Sobre este acontecimiento, Valecillos construye la historia de Pinilla y Aria, los dos sobrevivientes, los dos héroes de esta historia, que se constituyen como una metáfora histórica sobre dos décadas de impunidad e injusticia. Pues hasta la fecha, el expediente sigue en manos de un tribunal militar, condenado a no pasar las lindes de lo civil. Y es que corrupción y verdad no van de la mano, quizá la <<corrupción>> existe para que la <<verdad>> nunca salga a flote, para ahogarla, y promover que frente a ella la <<ingenuidad>> sea convertida en un mal, porque hoy día ser ingenuo es un pecado.
La historia de El Amparo, es la historia de Venezuela. Sus sucesos se anexan frente a la ignominia del presente. Sobre estos temas, la película de Rober Calzadilla enfrenta a sus protagonistas, quienes luchan contra la presión del miedo, representada en la conducta de su imaginario, un pueblo que es familia, querencia e identidad, y que no está exento de caer bajo las garras de la duda, esa que saca a flote las perversiones que el miedo construye. Es a través de estas emociones, como se va librando la batalla psíquica de estos personajes, que descubren la fortaleza de aferrarse a la dignidad, frente a la corrupción en todo su esplendor.
La <<verdad>> es una forma de <<libertad>>
La cámara de Michell Rivas se detiene a observarlos con la distancia necesaria para ver solo sus rostros, simulando la experiencia de convertir al espectador en un habitante más de un pueblo ingenuo, que un día, a partir del 29 de octubre del año 1988, ha comenzado a vivir la experiencia del horror, de la estupidez y el miedo.
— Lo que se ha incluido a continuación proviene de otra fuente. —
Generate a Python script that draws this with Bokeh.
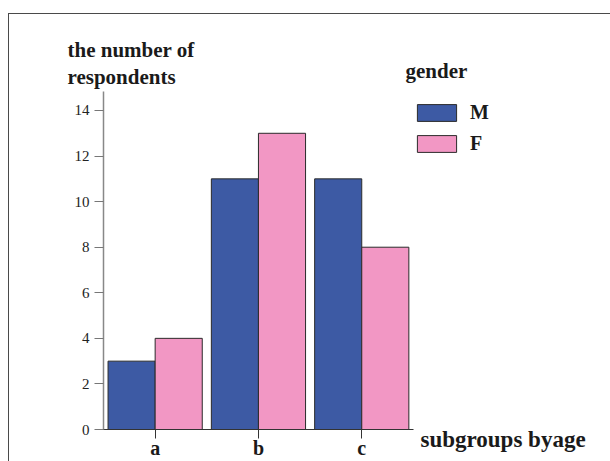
from bokeh.plotting import figure
from bokeh.models import (ColumnDataSource, Range1d, FixedTicker, Label, LinearAxis,
                          Legend, LegendItem)
from bokeh.transform import dodge
from bokeh.embed import file_html
from bokeh.resources import INLINE

# ---- data ----
groups = ["a", "b", "c"]
male = [3, 11, 11]
female = [4, 13, 8]
y_ticks = [0, 2, 4, 6, 8, 10, 12, 14]
series_labels = ["M", "F"]
y_title = ["the number of", "respondents"]
x_title = "subgroups byage"
legend_title = "gender"

BLUE = "#3d5aa4"
PINK = "#f297c4"
SERIF = "Liberation Serif"
INK = "#1a1a1a"

idx = list(range(len(groups)))
source = ColumnDataSource(data=dict(idx=idx, group=groups, M=male, F=female))

# layout constants (pixels of the 610x461 canvas)
W, H = 610, 461
PX_PER_GROUP = 103.3
X0_PX = 154.65          # pixel of first group centre
PX_PER_UNIT = 22.786
Y0_PX = 429.0           # pixel of value 0


def dx(px):
    return (px - X0_PX) / PX_PER_GROUP


def dy(py):
    return (Y0_PX - py) / PX_PER_UNIT


p = figure(width=W, height=H, output_backend="svg", toolbar_location=None,
           x_range=Range1d(dx(0), dx(W)), y_range=Range1d(dy(H), dy(0)),
           x_axis_location=None, y_axis_location=None, min_border=0)
p.title.visible = False
p.styles = {
    "background": "linear-gradient(#4a4a4a,#4a4a4a) 8px 13px / 100% 1px no-repeat, "
                  "linear-gradient(#4a4a4a,#4a4a4a) 8px 13px / 1px 100% no-repeat, white"
}
p.border_fill_color = None
p.background_fill_color = None
p.outline_line_color = None
p.xgrid.visible = False
p.ygrid.visible = False

rM = p.vbar(x=dodge("idx", -0.228), top="M", width=0.456,
            source=source, fill_color=BLUE, line_color="#2b2b2b", line_width=1)
rF = p.vbar(x=dodge("idx", 0.228), top="F", width=0.456,
            source=source, fill_color=PINK, line_color="#2b2b2b", line_width=1)

# y axis
yaxis = LinearAxis(fixed_location=dx(103), bounds=(0, dy(91)),
                   ticker=FixedTicker(ticks=y_ticks))
yaxis.axis_line_color = "#888888"
yaxis.axis_line_width = 1.5
yaxis.major_tick_line_color = "#777777"
yaxis.major_tick_out = 9
yaxis.major_tick_in = 0
yaxis.minor_tick_line_color = None
yaxis.major_label_text_font = SERIF
yaxis.major_label_text_font_size = "15px"
yaxis.major_label_text_color = "#222222"
yaxis.major_label_standoff = 5
p.add_layout(yaxis, "left")

# x axis
xaxis = LinearAxis(fixed_location=0, bounds=(dx(95), dx(413)),
                   ticker=FixedTicker(ticks=idx),
                   major_label_overrides={i: g for i, g in zip(idx, groups)})
xaxis.axis_line_color = "#333333"
xaxis.axis_line_width = 1.2
xaxis.major_tick_line_color = "#333333"
xaxis.major_tick_out = 9
xaxis.major_tick_in = 0
xaxis.minor_tick_line_color = None
xaxis.major_label_text_font = SERIF
xaxis.major_label_text_font_style = "bold"
xaxis.major_label_text_font_size = "20px"
xaxis.major_label_text_color = INK
xaxis.major_label_standoff = -2
p.add_layout(xaxis, "below")


def add_label(px, py, text, size):
    p.add_layout(Label(x=dx(px), y=dy(py), text=text, text_font=SERIF,
                       text_font_style="bold", text_font_size=size, text_color=INK,
                       text_baseline="alphabetic", text_align="left"))


add_label(67, 49, y_title[0], "21px")
add_label(67, 76, y_title[1], "21px")
add_label(405, 70, legend_title, "21px")
add_label(420, 439, x_title, "23px")

legend = Legend(items=[LegendItem(label=series_labels[0], renderers=[rM]),
                       LegendItem(label=series_labels[1], renderers=[rF])],
                location=(412, H - 155), glyph_width=49, glyph_height=21, spacing=8,
                padding=0, margin=0, border_line_color=None, background_fill_alpha=0,
                label_text_font=SERIF, label_text_font_style="bold",
                label_text_font_size="20px", label_text_color=INK,
                label_standoff=9, label_height=21)
p.add_layout(legend)

open("out.html", "w").write(file_html(p, INLINE))
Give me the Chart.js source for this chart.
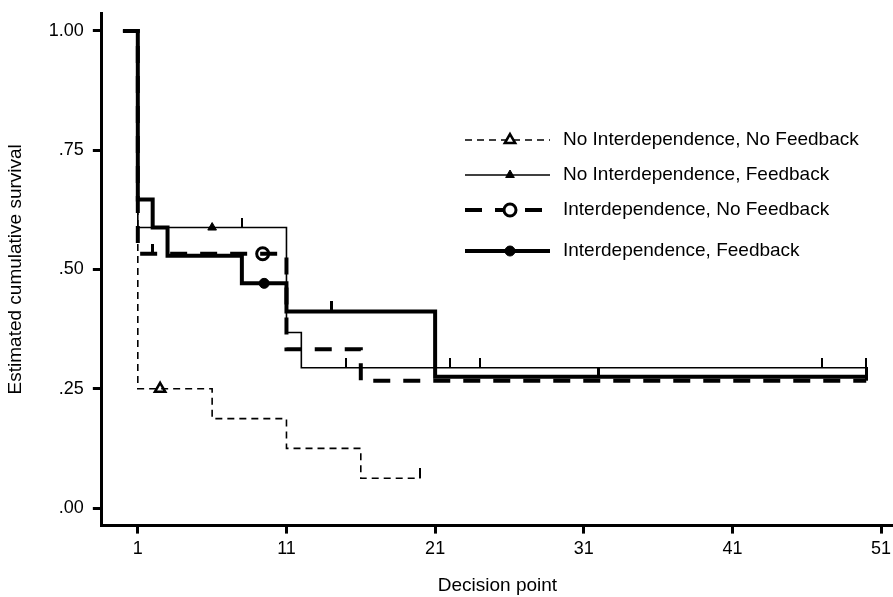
<!DOCTYPE html>
<html>
<head>
<meta charset="utf-8">
<script src="https://cdn.jsdelivr.net/npm/chart.js@4.4.1/dist/chart.umd.min.js"></script>
<style>
html, body { margin: 0; padding: 0; background: #fff; }
#wrap { width: 893px; height: 597px; }
</style>
</head>
<body>
<div id="wrap"><canvas id="chartSurvival"></canvas></div>
<script>
const seriesNames = [
    'No Interdependence, No Feedback',
    'No Interdependence, Feedback',
    'Interdependence, No Feedback',
    'Interdependence, Feedback'
];

// step times and the survival estimate from that time on
const timesNoIntNoFb = [0, 1, 6, 11, 16, 20];
const survNoIntNoFb = [1, 0.25, 0.1875, 0.125, 0.0625, 0.0625];
const timesNoIntFb = [0, 1, 11, 12, 50];
const survNoIntFb = [1, 0.588, 0.368, 0.294, 0.294];
const timesIntNoFb = [0, 1, 11, 16, 50];
const survIntNoFb = [1, 0.533, 0.333, 0.267, 0.267];
const timesIntFb = [0, 1, 2, 3, 8, 11, 21, 50];
const survIntFb = [1, 0.647, 0.588, 0.529, 0.471, 0.412, 0.275, 0.275];

// censored cases (decision point)
const censorNoIntNoFb = [20];
const censorNoIntFb = [8, 15, 22, 24, 47, 50];
const censorIntNoFb = [2, 50];
const censorIntFb = [14, 32, 50];

// decision point where each series symbol is shown
const markerX = [2.5, 6, 9.4, 9.5];

const xTicks = [1, 11, 21, 31, 41, 51];
const yTicks = [0, 0.25, 0.5, 0.75, 1];
const yTickLabels = ['.00', '.25', '.50', '.75', '1.00'];

const FONT = '"Liberation Sans", Arial, Helvetica, sans-serif';

// look-up of the step function
function survAt(times, surv, t) {
    let v = surv[0];
    for (let i = 0; i < times.length; i++) {
        if (times[i] <= t) v = surv[i];
    }
    return v;
}

// small upward tick used for censored cases
function makeTick(w, h) {
    const c = document.createElement('canvas');
    c.width = w;
    c.height = h * 2;
    const g = c.getContext('2d');
    g.fillStyle = '#000';
    g.fillRect(0, 0, w, h);
    return c;
}

const series = [
    { times: timesNoIntNoFb, surv: survNoIntNoFb, censor: censorNoIntNoFb,
      width: 1.6, dash: [7, 5], tick: makeTick(2, 10),
      point: { style: 'triangle', radius: 6, fill: '#fff', border: 2.5 } },
    { times: timesNoIntFb, surv: survNoIntFb, censor: censorNoIntFb,
      width: 1.6, dash: [], tick: makeTick(2, 10),
      point: { style: 'triangle', radius: 5, fill: '#000', border: 1 } },
    { times: timesIntNoFb, surv: survIntNoFb, censor: censorIntNoFb,
      width: 4, dash: [17, 13], tick: makeTick(3, 10),
      point: { style: 'circle', radius: 6, fill: '#fff', border: 3 } },
    { times: timesIntFb, surv: survIntFb, censor: censorIntFb,
      width: 4, dash: [], tick: makeTick(3, 10),
      point: { style: 'circle', radius: 5, fill: '#000', border: 1 } }
];

const datasets = [];
series.forEach((s, i) => {
    datasets.push({
        label: seriesNames[i],
        data: s.times.map((t, k) => ({ x: t, y: s.surv[k] })),
        stepped: true,
        borderColor: '#000',
        borderWidth: s.width,
        borderDash: s.dash,
        borderCapStyle: 'butt',
        pointRadius: 0,
        fill: false
    });
    datasets.push({
        label: seriesNames[i] + ' censored',
        data: s.censor.map(t => ({ x: t, y: survAt(s.times, s.surv, t) })),
        showLine: false,
        pointStyle: s.tick,
        pointRadius: 5
    });
    datasets.push({
        label: seriesNames[i] + ' symbol',
        data: [{ x: markerX[i], y: survAt(s.times, s.surv, markerX[i]) }],
        showLine: false,
        pointStyle: s.point.style,
        pointRadius: s.point.radius,
        pointBackgroundColor: s.point.fill,
        pointBorderColor: '#000',
        pointBorderWidth: s.point.border
    });
});

// legend drawn inside the plot, line sample with symbol in the middle
const insideLegend = {
    id: 'insideLegend',
    afterDraw(chart) {
        const ctx = chart.ctx;
        const rowsY = [140, 175, 210, 251];
        ctx.save();
        series.forEach((s, i) => {
            const y = rowsY[i];
            ctx.strokeStyle = '#000';
            ctx.lineWidth = s.width;
            ctx.setLineDash(s.dash);
            ctx.beginPath();
            ctx.moveTo(465, y);
            ctx.lineTo(550, y);
            ctx.stroke();
            ctx.setLineDash([]);
            ctx.fillStyle = s.point.fill;
            ctx.lineWidth = s.point.border;
            Chart.helpers.drawPoint(ctx, {
                pointStyle: s.point.style,
                radius: s.point.radius,
                borderWidth: s.point.border,
                rotation: 0
            }, 510, y);
            ctx.fillStyle = '#000';
            ctx.font = '19px ' + FONT;
            ctx.textBaseline = 'middle';
            ctx.textAlign = 'left';
            ctx.fillText(seriesNames[i], 563, y);
        });
        ctx.restore();
    }
};

// no extra room around the plot for half-labels at the ends
function noEndPadding(axis) {
    axis.paddingTop = 0;
    axis.paddingBottom = 0;
    axis.paddingLeft = 0;
    axis.paddingRight = 0;
}

const ctx = document.getElementById('chartSurvival').getContext('2d');
const myChart = new Chart(ctx, {
    type: 'line',
    data: { datasets: datasets },
    plugins: [insideLegend],
    options: {
        animation: false,
        responsive: true,
        maintainAspectRatio: false,
        layout: { autoPadding: false, padding: { left: 4, top: 13, right: 0, bottom: 0 } },
        plugins: {
            legend: { display: false },
            tooltip: { enabled: false }
        },
        scales: {
            x: {
                type: 'linear',
                min: -1.42,
                max: 51.8,
                afterBuildTicks: axis => { axis.ticks = xTicks.map(v => ({ value: v })); },
                afterFit: noEndPadding,
                ticks: {
                    color: '#000',
                    font: { family: FONT, size: 18 },
                    padding: 5,
                    maxRotation: 0,
                    autoSkip: false,
                    callback: v => String(v)
                },
                grid: { drawOnChartArea: false, tickLength: 8, tickWidth: 3, tickColor: '#000' },
                border: { color: '#000', width: 3 },
                title: {
                    display: true,
                    text: 'Decision point',
                    color: '#000',
                    font: { family: FONT, size: 19 },
                    padding: { top: 9, bottom: 0 }
                }
            },
            y: {
                type: 'linear',
                min: -0.0368,
                max: 1.0377,
                afterBuildTicks: axis => { axis.ticks = yTicks.map(v => ({ value: v })); },
                afterFit: noEndPadding,
                ticks: {
                    color: '#000',
                    font: { family: FONT, size: 18 },
                    padding: 9,
                    callback: (v, i) => yTickLabels[i]
                },
                grid: { drawOnChartArea: false, tickLength: 9, tickWidth: 3, tickColor: '#000' },
                border: { color: '#000', width: 3 },
                title: {
                    display: true,
                    text: 'Estimated cumulative survival',
                    color: '#000',
                    font: { family: FONT, size: 19 },
                    padding: { top: 0, bottom: 13 }
                }
            }
        }
    }
});
</script>
</body>
</html>
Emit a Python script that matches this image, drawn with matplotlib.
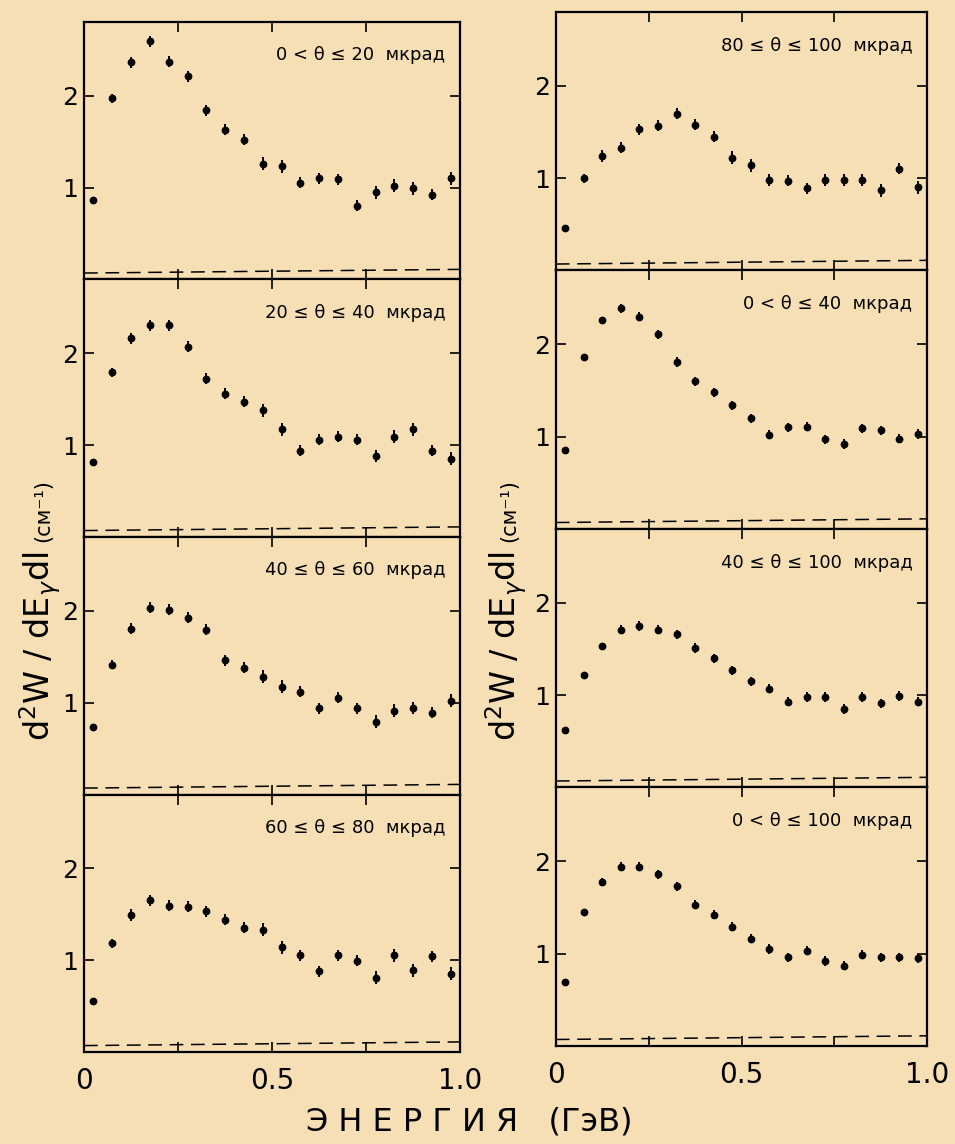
import numpy as np
import matplotlib
matplotlib.use("Agg")
import matplotlib.pyplot as plt

# scanned-paper colour
paper = '#f6dfb4'

# photon energy bin centres, GeV
energy = [0.025, 0.075, 0.125, 0.175, 0.225, 0.275, 0.325, 0.375, 0.425, 0.475,
          0.525, 0.575, 0.625, 0.675, 0.725, 0.775, 0.825, 0.875, 0.925, 0.975]

# left column, top to bottom
w_0_20 = [0.86, 1.97, 2.36, 2.59, 2.37, 2.21, 1.84, 1.63, 1.52, 1.26,
          1.23, 1.05, 1.10, 1.09, 0.80, 0.95, 1.02, 0.99, 0.92, 1.10]
w_20_40 = [0.81, 1.79, 2.16, 2.30, 2.30, 2.07, 1.72, 1.56, 1.47, 1.38,
           1.17, 0.94, 1.06, 1.09, 1.06, 0.88, 1.09, 1.17, 0.94, 0.85]
w_40_60 = [0.73, 1.41, 1.80, 2.03, 2.01, 1.92, 1.79, 1.46, 1.38, 1.28,
           1.17, 1.12, 0.94, 1.05, 0.94, 0.79, 0.91, 0.94, 0.89, 1.02]
w_60_80 = [0.55, 1.18, 1.49, 1.65, 1.59, 1.58, 1.53, 1.44, 1.35, 1.33,
           1.14, 1.05, 0.88, 1.05, 0.99, 0.81, 1.05, 0.89, 1.04, 0.85]

# right column, top to bottom
w_80_100 = [0.46, 1.00, 1.24, 1.33, 1.53, 1.57, 1.70, 1.58, 1.45, 1.22,
            1.14, 0.98, 0.97, 0.89, 0.98, 0.98, 0.98, 0.87, 1.10, 0.90]
w_0_40 = [0.86, 1.86, 2.26, 2.39, 2.30, 2.11, 1.81, 1.60, 1.48, 1.34,
          1.20, 1.02, 1.10, 1.11, 0.97, 0.92, 1.09, 1.07, 0.98, 1.03]
w_40_100 = [0.62, 1.22, 1.53, 1.71, 1.75, 1.71, 1.66, 1.51, 1.40, 1.27,
            1.15, 1.07, 0.93, 0.98, 0.98, 0.85, 0.98, 0.91, 0.99, 0.93]
w_0_100 = [0.69, 1.45, 1.78, 1.94, 1.94, 1.86, 1.73, 1.53, 1.42, 1.29,
           1.16, 1.05, 0.96, 1.03, 0.92, 0.87, 0.99, 0.96, 0.96, 0.95]

# rough statistical errors
err_narrow = [0.02, 0.05, 0.06, 0.06, 0.06, 0.06, 0.06, 0.06, 0.06, 0.07,
              0.07, 0.06, 0.06, 0.06, 0.06, 0.07, 0.07, 0.07, 0.06, 0.07]
err_wide = [0.01, 0.02, 0.04, 0.05, 0.05, 0.05, 0.05, 0.05, 0.05, 0.05,
            0.05, 0.05, 0.05, 0.05, 0.05, 0.05, 0.05, 0.05, 0.05, 0.05]

# background level (dashed line) at E=0 and E=1
bg_ends = [0.07, 0.11]

left_labels = ['0 < θ ≤ 20  мкрад', '20 ≤ θ ≤ 40  мкрад',
               '40 ≤ θ ≤ 60  мкрад', '60 ≤ θ ≤ 80  мкрад']
right_labels = ['80 ≤ θ ≤ 100  мкрад', '0 < θ ≤ 40  мкрад',
                '40 ≤ θ ≤ 100  мкрад', '0 < θ ≤ 100  мкрад']

left_data = [w_0_20, w_20_40, w_40_60, w_60_80]
right_data = [w_80_100, w_0_40, w_40_100, w_0_100]
left_err = [err_narrow, err_narrow, err_narrow, err_narrow]
right_err = [err_narrow, err_wide, err_wide, err_wide]

fig = plt.figure(figsize=(9.55, 11.44), dpi=100, facecolor=paper)


def draw_panel(ax, y, yerr, label, bottom):
    ax.set_facecolor(paper)
    ax.errorbar(energy, y, yerr=yerr, fmt='o', color='black', ms=4.6,
                elinewidth=1.4, capsize=0)
    ax.plot([0, 1], bg_ends, ls=(0, (9, 5)), color='black', lw=1.1)
    ax.set_xlim(0, 1)
    ax.set_ylim(0, 2.8)
    ax.set_xticks([0, 0.25, 0.5, 0.75, 1.0])
    ax.set_yticks([1, 2])
    ax.set_yticklabels(['1', '2'])
    if bottom:
        ax.set_xticklabels(['0', '', '0.5', '', '1.0'])
    else:
        ax.set_xticklabels([])
    ax.tick_params(direction='in', top=True, right=True, length=7, width=1.2)
    ax.tick_params(axis='y', labelsize=18, pad=4)
    ax.tick_params(axis='x', labelsize=20, pad=11)
    for s in ax.spines.values():
        s.set_linewidth(1.6)
    ax.text(0.96, 0.87, label, transform=ax.transAxes, ha='right',
            va='center', fontsize=13)


# left column
h = (0.9808 - 0.0804) / 4
for i in range(4):
    ax = fig.add_axes([0.088, 0.9808 - (i + 1) * h, 0.394, h])
    draw_panel(ax, left_data[i], left_err[i], left_labels[i], i == 3)

# right column
h = (0.9895 - 0.0857) / 4
for i in range(4):
    ax = fig.add_axes([0.582, 0.9895 - (i + 1) * h, 0.389, h])
    draw_panel(ax, right_data[i], right_err[i], right_labels[i], i == 3)

# y labels
for xc in [0.042, 0.530]:
    fig.text(xc, 0.352, r'd$^2$W / dE$_\gamma$dl', rotation=90,
             ha='center', va='bottom', fontsize=24)
    fig.text(xc + 0.003, 0.526, '(см⁻¹)', rotation=90,
             ha='center', va='bottom', fontsize=15)

fig.text(0.491, 0.019, 'Э Н Е Р Г И Я   (ГэВ)', ha='center', va='center',
         fontsize=23)

fig.savefig('out.png', dpi=100, facecolor=paper)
La cámara nos presenta una mirada que se convierte en la nuestra, y que va adentrándonos en una historia que nos contagia frustración, pero también nos hace pensar en esas formas que tenemos los seres humanos de aferrarnos a lo mejor de nosotros mismos, cuando no se da el brazo a torcer frente a la barbarie.
Su diseño sonoro ayuda a construir ese espacio cotidiano a través de la naturalidad de sus sonidos. La música de Andrés Levell, es una herramienta más, su código atrapa por su facultad de no querer ir por encima de lo narrativo, sino de la mano, y ayuda a construir atmósferas de tensión a través de la distorsión y su constante registro en graves, ayudando a mantener el suspenso. Solo las voces resaltan por sobre cualquier otro elemento, y curiosamente este contraste revela la teatralidad de algunos de sus diálogos, que se deslizan entre sutilezas poéticas y crudas verdades, algo que se hace más presente en su segunda parte, y que por momentos da la sensación de quebrar el ritmo narrativo. Su primer tramo, por el contrario, se ha construido de manera tal, que apenas y seguimos las acciones de un coro de personajes que partirán a pescar, como un pescador más, siendo pueblo.
Es en esta primera parte, en la que Calzadilla refleja la calidad de cineasta que es, observando sin prisas a los pescadores, su entorno, parte de sus personalidades, sus carencias y fortalezas, y construyendo una estética en torno a ello, que bebe de esas formas que el cine de autor se empeña en institucionalizar por estos días.
En ese sentido, la dirección de los actores se aborda desde un hiperrealismo naturalista, solo cercano a Robert Bresson en su romanticismo, pues si en Un prisionero a muerte un <<modelo>> (como define Bresson a “los actores”) es una pieza emocionalmente diseñada para contribuir al viaje de la razón y la comprensión de una verdad particular (como ocurre también en La Pasión de Juana de Arco) en El Amparo, <<los modelos>> han cobrado vida y van descubriendo las emociones por sí mismos. En ese registro actoral, en esa dirección, se construye el grueso de esta película, en la manera como nos va descubriendo las miradas de amor, odio, pasión, dolor, frustración, indignación, picaresca y horror, pues son las emociones por las que también un espectador podría pasar al verlas, una verdad transmitida. Algo hermoso, pero doloroso.
El Yagual, el pueblo donde fue registrada la película, sirve de cuerpo para la representación de ese Amparo de finales de los años ochenta. El pueblo cobra vida a través de la lejanía, lo vemos con cierto velo, una facultad que lo hacer ver como un personaje fantasmal. Sus calles, casas, aceras y plazas, son apenas referenciadas a través de la distancia focal de los espacios que sus personajes transitan. El montaje prescinde de planos referenciales, apenas uno a cielo abierto que retrata la belleza natural del estado Apure, y esa decisión narrativa, pero también formal, permite que el espectador no pierda el tiempo en detalles, quizás banales, solo apuntando hacía lo necesario.
De esta manera, se redirige la atención constantemente hacía los personajes, dotando al pueblo de una personalidad única como conjunto, en paralelo a la angustia de los dos sobrevivientes, y que termina por calzar en ese viaje hacía lo desconocido, producto de la desinformación. ¿Qué ha pasado? ¿por qué pasó? ¿y qué pasará? son las preguntas que bordean constantemente el desarrollo y que de alguna manera se enlazan con nuestras angustias y preguntas presentes.
Una búsqueda en la RAE da al término <<héroe>> la siguiente definición: Persona ilustre y famosa por sus hazañas o virtudes. Hoy día se requiere mucho valor para hablar de la verdad, pero creo que aún más, si se trata de “nuestra verdad”. En El Amparo, usted se puede encontrar con ambas.